[start of DATA SHOWN]

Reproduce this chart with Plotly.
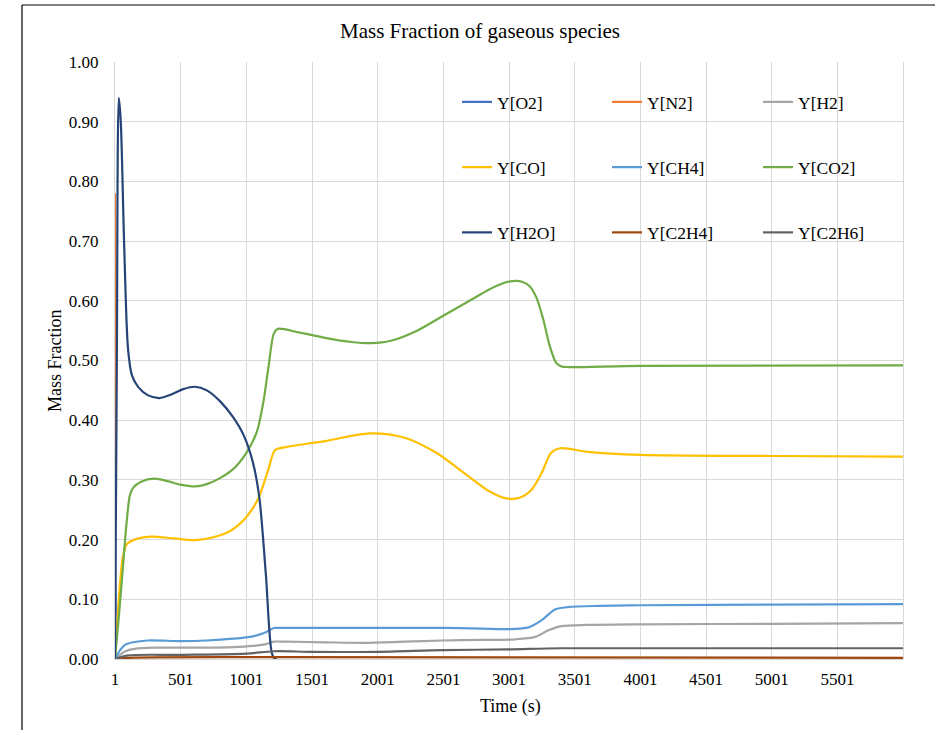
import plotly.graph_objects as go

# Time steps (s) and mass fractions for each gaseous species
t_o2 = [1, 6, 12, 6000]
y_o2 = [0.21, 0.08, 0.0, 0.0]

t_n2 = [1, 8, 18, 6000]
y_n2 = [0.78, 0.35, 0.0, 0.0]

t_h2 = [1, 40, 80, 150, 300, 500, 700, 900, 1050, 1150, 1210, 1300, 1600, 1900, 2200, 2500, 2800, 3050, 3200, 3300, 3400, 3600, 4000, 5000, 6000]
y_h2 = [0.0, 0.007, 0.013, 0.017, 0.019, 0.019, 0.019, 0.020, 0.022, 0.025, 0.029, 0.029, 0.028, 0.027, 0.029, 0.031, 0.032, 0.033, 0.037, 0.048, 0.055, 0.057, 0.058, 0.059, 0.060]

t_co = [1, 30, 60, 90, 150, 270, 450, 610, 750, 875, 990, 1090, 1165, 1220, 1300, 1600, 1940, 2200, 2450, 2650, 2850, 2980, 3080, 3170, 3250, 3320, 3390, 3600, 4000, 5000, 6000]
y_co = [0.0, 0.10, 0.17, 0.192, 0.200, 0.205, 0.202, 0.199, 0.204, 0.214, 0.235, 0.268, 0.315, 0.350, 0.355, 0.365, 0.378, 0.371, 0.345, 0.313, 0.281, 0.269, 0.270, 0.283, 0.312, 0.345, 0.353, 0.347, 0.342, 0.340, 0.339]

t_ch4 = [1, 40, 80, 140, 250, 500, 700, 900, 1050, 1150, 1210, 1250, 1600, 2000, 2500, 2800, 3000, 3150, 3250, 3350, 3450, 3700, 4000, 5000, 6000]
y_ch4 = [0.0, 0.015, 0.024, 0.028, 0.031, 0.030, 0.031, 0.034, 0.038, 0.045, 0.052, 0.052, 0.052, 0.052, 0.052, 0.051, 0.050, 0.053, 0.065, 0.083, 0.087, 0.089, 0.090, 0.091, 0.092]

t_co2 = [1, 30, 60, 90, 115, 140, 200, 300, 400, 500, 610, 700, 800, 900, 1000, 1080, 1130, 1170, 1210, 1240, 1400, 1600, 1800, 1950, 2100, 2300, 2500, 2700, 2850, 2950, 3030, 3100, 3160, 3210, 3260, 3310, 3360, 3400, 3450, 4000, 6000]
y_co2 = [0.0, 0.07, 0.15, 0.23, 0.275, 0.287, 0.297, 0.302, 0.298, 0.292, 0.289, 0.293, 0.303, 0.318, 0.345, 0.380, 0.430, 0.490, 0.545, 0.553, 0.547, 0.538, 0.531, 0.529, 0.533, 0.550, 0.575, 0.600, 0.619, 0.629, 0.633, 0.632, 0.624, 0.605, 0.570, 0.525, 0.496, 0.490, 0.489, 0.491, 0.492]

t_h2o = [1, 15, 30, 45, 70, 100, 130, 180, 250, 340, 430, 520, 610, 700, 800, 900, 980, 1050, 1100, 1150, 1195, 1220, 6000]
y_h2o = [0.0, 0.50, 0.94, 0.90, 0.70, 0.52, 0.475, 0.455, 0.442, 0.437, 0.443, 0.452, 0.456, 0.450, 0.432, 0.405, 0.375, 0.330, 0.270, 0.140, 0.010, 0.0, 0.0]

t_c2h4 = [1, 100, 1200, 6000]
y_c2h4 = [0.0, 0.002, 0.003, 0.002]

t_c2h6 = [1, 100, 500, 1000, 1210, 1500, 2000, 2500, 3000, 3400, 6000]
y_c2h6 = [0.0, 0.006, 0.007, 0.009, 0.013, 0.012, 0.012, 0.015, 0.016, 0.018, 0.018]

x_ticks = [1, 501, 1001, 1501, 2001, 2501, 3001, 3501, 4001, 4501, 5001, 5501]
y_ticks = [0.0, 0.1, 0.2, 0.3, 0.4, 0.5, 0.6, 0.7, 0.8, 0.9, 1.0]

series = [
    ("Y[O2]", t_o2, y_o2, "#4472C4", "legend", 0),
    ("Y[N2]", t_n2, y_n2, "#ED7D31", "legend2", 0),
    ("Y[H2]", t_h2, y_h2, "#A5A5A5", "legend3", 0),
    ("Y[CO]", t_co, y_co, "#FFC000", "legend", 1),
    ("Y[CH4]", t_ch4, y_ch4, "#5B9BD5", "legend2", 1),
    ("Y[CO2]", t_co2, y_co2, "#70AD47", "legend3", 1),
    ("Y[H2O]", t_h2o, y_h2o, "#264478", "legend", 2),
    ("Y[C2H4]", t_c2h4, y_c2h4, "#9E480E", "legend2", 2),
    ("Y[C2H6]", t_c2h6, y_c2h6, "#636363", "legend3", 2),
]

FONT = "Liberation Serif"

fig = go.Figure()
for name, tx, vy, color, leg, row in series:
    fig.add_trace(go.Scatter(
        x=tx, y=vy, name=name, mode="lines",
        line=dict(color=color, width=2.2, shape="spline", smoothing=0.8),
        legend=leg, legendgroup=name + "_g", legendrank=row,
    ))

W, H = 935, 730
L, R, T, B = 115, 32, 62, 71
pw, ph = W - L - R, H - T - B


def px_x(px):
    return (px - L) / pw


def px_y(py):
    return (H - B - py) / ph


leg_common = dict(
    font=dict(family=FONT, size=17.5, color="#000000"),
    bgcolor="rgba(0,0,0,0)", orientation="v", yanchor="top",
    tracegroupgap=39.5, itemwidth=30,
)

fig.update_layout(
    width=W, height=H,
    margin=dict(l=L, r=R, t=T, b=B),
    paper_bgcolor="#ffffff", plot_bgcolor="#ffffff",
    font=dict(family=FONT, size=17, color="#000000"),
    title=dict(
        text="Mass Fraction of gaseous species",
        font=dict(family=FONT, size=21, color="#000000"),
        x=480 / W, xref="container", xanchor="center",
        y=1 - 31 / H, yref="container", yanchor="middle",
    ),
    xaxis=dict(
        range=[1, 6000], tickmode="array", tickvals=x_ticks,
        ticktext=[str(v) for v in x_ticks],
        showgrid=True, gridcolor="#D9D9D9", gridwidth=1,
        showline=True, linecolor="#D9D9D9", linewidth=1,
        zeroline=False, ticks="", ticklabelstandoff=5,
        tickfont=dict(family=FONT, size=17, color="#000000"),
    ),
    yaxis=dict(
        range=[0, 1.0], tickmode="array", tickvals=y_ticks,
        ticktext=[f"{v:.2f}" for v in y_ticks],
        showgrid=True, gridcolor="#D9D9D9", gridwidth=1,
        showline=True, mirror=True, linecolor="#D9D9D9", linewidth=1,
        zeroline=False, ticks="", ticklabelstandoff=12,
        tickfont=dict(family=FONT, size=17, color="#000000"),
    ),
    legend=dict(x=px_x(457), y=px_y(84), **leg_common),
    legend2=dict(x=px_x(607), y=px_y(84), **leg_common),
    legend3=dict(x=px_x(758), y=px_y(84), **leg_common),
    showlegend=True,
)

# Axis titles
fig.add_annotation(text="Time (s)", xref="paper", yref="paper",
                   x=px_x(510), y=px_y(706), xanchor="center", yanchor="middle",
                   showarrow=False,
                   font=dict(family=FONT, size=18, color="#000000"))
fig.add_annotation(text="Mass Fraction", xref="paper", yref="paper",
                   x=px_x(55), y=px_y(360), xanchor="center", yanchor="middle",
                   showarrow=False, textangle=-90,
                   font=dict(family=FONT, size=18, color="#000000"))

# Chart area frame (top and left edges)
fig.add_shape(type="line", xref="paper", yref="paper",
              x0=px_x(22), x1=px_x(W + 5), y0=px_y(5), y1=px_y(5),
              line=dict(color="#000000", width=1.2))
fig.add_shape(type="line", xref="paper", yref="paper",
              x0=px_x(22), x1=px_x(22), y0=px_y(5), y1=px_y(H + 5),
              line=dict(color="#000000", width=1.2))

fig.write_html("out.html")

[end of DATA SHOWN]

§ **INSTRUCTION**:
Skip the pictures and restate exactly the lines from the beginning of the listing to the line with "y_n2 = [0.78, 0.35, 0.0, 0.0]", that line included.

§ **SOLUTION FOR THIS PROBLEM**:
Reproduce this chart with Plotly.
import plotly.graph_objects as go

# Time steps (s) and mass fractions for each gaseous species
t_o2 = [1, 6, 12, 6000]
y_o2 = [0.21, 0.08, 0.0, 0.0]

t_n2 = [1, 8, 18, 6000]
y_n2 = [0.78, 0.35, 0.0, 0.0]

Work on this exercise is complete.